→ Problem details
Starting at the line that contains "Recreate this image as a Python" and stopping after the line that contains "y_ticks = [-4, -3, -2, -1, 1, 2, 3, 4]", copy the lines exactly. Pictures are left out.

---- Exercise data

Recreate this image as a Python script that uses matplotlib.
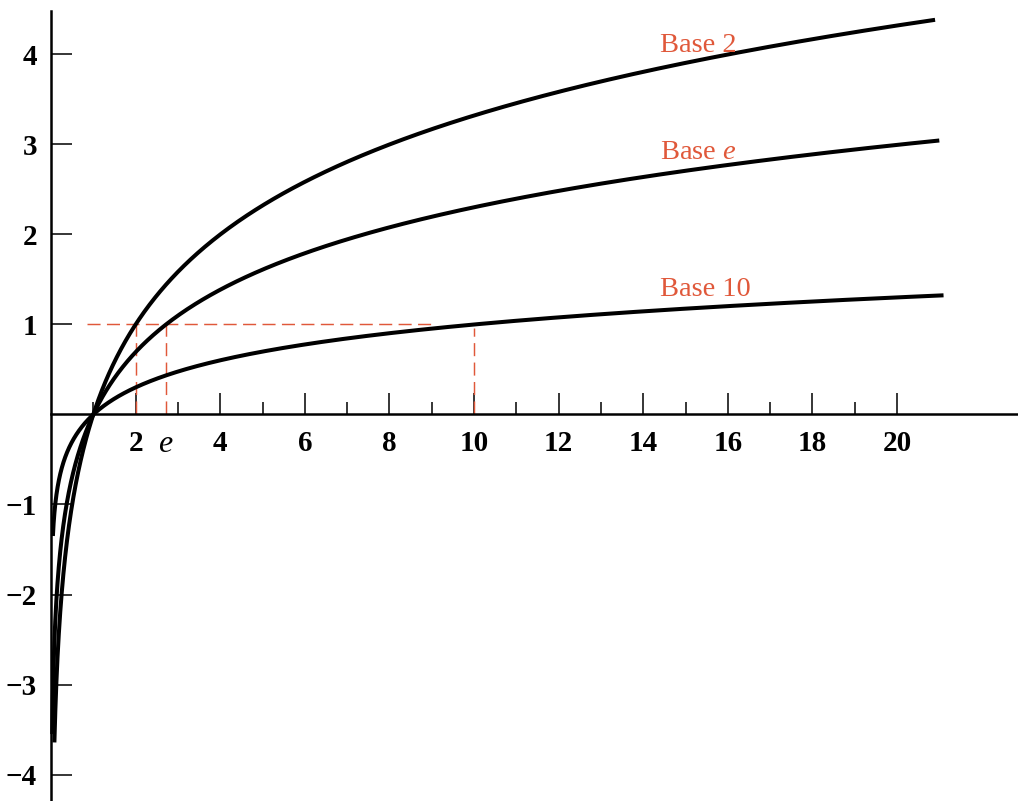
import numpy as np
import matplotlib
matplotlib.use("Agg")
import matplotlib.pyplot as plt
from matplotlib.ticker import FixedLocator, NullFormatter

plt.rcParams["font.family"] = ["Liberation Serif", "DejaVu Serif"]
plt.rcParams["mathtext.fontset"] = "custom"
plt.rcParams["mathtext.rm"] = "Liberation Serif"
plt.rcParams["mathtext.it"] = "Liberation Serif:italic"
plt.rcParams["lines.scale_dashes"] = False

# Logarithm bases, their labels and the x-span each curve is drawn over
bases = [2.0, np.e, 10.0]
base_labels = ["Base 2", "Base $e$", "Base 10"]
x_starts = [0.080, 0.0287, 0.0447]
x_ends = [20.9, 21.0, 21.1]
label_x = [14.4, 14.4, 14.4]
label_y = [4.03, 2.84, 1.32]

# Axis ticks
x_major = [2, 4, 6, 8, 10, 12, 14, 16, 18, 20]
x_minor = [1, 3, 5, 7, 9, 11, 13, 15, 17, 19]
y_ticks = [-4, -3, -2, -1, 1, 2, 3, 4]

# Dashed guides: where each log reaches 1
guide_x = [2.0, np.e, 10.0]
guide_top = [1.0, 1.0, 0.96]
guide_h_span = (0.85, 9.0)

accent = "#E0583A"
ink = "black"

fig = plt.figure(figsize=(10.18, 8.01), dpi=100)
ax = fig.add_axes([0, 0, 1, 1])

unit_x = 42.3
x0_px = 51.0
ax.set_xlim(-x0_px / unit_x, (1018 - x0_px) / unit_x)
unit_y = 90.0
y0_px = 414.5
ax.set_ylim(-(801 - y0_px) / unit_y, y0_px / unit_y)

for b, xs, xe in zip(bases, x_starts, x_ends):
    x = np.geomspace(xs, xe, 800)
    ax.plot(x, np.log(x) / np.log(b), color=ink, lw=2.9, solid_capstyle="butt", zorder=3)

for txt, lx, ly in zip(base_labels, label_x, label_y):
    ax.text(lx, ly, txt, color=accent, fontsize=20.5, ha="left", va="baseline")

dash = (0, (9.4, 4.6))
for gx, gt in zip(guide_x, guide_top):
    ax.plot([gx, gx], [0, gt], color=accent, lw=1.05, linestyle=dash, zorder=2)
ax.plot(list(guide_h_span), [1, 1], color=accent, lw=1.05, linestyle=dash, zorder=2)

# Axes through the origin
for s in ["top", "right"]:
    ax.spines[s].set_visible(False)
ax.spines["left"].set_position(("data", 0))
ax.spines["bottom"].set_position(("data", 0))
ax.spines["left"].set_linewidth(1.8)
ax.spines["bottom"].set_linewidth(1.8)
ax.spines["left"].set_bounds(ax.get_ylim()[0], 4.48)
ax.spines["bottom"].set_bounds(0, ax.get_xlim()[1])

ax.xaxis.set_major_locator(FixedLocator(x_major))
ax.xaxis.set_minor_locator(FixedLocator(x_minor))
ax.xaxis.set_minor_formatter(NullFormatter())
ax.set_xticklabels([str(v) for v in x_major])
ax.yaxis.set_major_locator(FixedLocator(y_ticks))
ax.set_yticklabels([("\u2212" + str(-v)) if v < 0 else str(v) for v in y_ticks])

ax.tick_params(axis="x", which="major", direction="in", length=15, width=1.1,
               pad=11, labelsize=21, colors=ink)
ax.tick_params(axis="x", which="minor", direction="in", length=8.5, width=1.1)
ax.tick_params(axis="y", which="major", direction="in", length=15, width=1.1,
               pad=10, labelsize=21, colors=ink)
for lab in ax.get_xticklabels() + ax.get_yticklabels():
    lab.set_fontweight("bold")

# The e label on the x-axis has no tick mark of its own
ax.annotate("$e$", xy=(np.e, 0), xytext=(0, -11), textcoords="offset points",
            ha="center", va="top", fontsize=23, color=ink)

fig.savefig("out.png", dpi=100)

--------
---- Exercise data

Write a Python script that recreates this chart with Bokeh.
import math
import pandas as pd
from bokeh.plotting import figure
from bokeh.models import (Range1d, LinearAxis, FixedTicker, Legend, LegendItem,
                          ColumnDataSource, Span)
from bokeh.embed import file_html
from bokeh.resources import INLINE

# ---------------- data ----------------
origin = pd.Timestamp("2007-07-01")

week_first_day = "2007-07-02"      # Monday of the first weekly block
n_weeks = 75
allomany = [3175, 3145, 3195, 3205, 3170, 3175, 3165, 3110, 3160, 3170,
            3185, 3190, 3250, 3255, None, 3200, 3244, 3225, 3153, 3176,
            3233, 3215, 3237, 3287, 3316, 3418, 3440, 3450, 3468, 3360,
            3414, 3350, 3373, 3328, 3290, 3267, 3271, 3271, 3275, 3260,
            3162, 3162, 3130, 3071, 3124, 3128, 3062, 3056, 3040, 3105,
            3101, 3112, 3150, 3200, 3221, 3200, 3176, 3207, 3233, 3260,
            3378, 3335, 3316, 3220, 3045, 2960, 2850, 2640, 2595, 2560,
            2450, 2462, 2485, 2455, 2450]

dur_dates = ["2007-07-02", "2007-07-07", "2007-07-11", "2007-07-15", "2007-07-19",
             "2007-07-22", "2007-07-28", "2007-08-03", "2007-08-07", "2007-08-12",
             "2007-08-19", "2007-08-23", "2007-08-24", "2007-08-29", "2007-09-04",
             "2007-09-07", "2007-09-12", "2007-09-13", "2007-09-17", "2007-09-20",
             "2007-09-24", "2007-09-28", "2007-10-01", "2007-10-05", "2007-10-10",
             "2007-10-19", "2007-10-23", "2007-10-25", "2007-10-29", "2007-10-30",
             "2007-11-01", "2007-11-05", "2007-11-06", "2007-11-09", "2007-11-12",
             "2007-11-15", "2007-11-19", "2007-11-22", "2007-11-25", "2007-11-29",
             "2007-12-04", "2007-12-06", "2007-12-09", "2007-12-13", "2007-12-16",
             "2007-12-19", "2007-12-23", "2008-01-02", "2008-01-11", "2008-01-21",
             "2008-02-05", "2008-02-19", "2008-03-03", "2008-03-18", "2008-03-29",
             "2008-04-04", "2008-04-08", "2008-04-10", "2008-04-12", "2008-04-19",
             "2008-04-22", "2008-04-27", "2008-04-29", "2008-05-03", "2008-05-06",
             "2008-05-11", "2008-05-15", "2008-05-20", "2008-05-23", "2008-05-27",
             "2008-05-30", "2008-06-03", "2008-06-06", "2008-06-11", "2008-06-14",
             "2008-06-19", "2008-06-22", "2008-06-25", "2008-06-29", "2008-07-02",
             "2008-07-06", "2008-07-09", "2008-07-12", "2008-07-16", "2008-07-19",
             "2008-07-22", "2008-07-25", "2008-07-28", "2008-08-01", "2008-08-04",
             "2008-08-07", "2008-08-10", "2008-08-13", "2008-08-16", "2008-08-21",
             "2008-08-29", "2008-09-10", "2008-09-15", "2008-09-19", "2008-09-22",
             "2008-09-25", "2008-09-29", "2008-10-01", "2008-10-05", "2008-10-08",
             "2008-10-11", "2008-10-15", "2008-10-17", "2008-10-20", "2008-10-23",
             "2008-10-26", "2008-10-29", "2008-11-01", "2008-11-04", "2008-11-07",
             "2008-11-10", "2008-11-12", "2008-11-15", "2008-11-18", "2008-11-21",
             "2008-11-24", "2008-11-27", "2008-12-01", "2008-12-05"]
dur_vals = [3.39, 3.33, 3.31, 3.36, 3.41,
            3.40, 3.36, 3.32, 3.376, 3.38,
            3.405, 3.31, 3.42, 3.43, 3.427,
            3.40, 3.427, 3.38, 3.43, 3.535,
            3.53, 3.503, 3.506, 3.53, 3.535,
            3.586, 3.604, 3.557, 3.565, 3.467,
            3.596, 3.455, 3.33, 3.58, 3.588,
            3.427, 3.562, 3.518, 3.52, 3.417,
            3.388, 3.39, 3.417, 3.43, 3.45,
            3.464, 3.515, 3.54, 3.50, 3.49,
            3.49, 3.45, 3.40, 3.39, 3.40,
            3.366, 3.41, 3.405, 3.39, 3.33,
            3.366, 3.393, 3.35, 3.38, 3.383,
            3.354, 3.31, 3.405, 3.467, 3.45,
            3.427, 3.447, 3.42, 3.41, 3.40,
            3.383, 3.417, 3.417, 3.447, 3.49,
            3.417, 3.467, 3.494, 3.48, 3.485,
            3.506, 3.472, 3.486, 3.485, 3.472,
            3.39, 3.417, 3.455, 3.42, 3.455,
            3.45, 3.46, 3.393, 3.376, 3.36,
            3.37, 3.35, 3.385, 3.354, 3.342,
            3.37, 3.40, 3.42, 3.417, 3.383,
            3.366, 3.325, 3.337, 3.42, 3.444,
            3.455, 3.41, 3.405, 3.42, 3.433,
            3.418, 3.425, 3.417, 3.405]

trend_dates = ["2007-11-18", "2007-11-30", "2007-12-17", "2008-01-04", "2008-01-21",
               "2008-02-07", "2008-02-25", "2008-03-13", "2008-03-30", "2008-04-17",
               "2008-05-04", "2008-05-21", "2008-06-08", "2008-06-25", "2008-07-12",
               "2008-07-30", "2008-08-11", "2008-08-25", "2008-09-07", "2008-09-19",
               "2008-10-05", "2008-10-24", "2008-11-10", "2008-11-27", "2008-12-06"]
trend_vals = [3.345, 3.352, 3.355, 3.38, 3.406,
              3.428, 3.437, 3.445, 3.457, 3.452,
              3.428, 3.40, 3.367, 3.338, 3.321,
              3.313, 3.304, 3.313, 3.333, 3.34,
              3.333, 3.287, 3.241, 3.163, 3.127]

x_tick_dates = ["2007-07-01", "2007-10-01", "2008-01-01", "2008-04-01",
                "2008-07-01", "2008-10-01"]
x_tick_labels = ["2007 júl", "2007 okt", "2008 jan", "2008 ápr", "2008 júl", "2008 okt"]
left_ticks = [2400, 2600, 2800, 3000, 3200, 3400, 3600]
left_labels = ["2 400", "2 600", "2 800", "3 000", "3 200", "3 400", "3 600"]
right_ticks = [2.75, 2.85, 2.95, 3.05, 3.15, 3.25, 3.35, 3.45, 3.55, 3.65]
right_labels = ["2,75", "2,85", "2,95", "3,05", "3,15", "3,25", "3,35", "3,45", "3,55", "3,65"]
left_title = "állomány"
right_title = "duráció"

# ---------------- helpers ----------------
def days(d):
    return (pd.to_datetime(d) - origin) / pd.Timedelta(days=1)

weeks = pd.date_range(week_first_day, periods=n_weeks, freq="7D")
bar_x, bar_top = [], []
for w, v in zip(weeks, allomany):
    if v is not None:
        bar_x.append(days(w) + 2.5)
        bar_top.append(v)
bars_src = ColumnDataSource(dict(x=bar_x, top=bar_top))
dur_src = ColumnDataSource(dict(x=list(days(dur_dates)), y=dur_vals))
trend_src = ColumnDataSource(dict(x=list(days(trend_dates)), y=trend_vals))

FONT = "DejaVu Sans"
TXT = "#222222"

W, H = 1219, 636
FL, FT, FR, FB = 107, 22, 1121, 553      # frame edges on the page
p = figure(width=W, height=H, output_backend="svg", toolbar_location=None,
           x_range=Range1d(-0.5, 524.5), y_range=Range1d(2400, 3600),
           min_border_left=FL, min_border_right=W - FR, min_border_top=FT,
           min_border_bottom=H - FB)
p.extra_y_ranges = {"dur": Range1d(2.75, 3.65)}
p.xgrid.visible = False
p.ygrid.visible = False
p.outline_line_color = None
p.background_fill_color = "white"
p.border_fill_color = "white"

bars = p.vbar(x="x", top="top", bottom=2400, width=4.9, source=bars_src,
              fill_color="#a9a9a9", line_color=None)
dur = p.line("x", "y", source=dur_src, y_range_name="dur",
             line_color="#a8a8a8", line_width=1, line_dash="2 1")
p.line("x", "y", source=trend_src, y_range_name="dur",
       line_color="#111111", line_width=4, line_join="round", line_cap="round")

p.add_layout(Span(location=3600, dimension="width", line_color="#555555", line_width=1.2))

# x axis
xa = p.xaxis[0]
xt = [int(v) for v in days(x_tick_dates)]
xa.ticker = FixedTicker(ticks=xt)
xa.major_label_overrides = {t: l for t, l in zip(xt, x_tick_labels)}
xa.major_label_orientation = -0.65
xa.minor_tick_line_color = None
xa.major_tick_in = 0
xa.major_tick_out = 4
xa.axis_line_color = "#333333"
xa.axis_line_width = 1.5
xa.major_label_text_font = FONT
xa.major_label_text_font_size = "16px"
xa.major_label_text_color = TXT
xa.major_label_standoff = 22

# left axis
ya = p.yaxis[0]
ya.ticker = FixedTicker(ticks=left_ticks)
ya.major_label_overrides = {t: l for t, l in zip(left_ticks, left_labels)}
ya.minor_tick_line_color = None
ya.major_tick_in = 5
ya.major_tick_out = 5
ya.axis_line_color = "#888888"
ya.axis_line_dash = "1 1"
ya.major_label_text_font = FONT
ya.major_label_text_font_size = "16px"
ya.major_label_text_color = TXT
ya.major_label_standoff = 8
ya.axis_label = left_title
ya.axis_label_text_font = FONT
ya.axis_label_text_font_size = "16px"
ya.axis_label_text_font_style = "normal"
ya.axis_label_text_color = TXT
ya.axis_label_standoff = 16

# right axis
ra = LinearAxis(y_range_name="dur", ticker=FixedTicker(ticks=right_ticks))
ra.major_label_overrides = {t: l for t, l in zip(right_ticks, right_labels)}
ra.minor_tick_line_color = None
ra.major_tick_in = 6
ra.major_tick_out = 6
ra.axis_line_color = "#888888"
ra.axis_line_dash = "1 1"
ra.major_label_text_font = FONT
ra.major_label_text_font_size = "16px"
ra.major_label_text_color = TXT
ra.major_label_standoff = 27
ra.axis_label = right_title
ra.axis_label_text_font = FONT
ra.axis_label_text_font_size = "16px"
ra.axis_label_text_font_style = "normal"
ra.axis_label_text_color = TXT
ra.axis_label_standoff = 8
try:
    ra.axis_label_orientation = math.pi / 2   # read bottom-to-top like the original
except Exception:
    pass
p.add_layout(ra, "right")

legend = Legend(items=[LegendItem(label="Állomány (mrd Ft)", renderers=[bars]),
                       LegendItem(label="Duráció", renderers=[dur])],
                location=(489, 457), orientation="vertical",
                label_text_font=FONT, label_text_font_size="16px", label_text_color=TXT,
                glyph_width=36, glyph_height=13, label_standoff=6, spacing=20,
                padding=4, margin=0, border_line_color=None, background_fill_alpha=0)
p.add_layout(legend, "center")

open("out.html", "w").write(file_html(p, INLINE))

--------
---- Exercise data

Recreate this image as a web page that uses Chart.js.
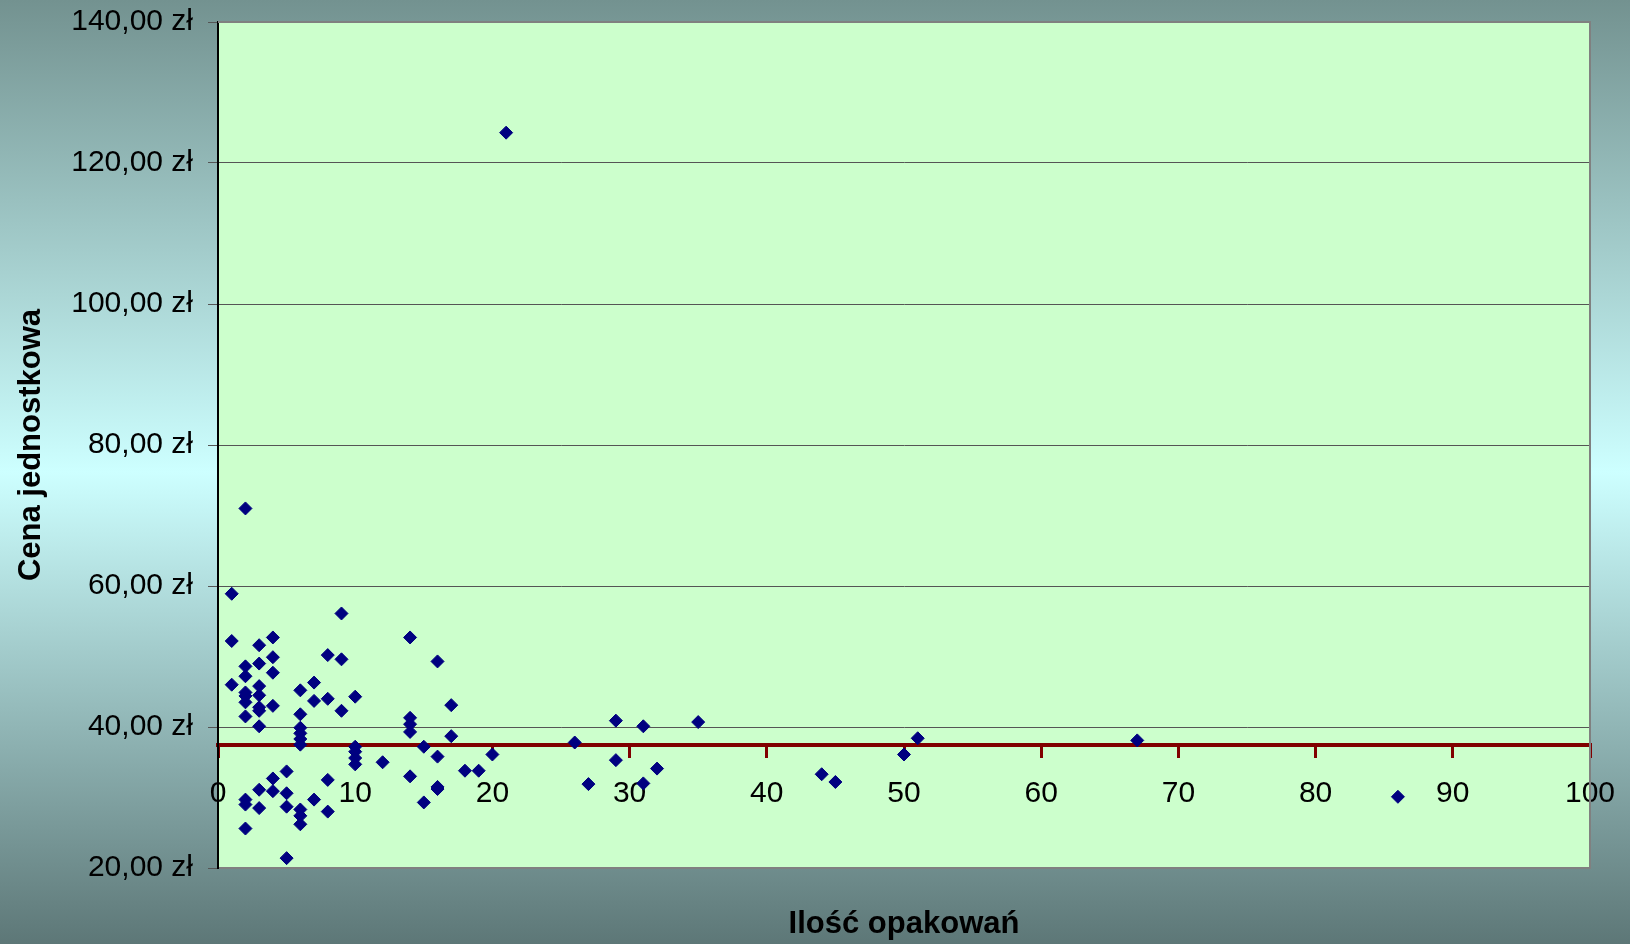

--------

→ Expected answer
Recreate this image as a Python script that uses matplotlib.
import numpy as np
import matplotlib
matplotlib.use("Agg")
import matplotlib.pyplot as plt
from matplotlib.ticker import FixedLocator, NullFormatter

plt.rcParams["font.family"] = ["Liberation Serif", "DejaVu Serif"]
plt.rcParams["mathtext.fontset"] = "custom"
plt.rcParams["mathtext.rm"] = "Liberation Serif"
plt.rcParams["mathtext.it"] = "Liberation Serif:italic"
plt.rcParams["lines.scale_dashes"] = False

# Logarithm bases, their labels and the x-span each curve is drawn over
bases = [2.0, np.e, 10.0]
base_labels = ["Base 2", "Base $e$", "Base 10"]
x_starts = [0.080, 0.0287, 0.0447]
x_ends = [20.9, 21.0, 21.1]
label_x = [14.4, 14.4, 14.4]
label_y = [4.03, 2.84, 1.32]

# Axis ticks
x_major = [2, 4, 6, 8, 10, 12, 14, 16, 18, 20]
x_minor = [1, 3, 5, 7, 9, 11, 13, 15, 17, 19]
y_ticks = [-4, -3, -2, -1, 1, 2, 3, 4]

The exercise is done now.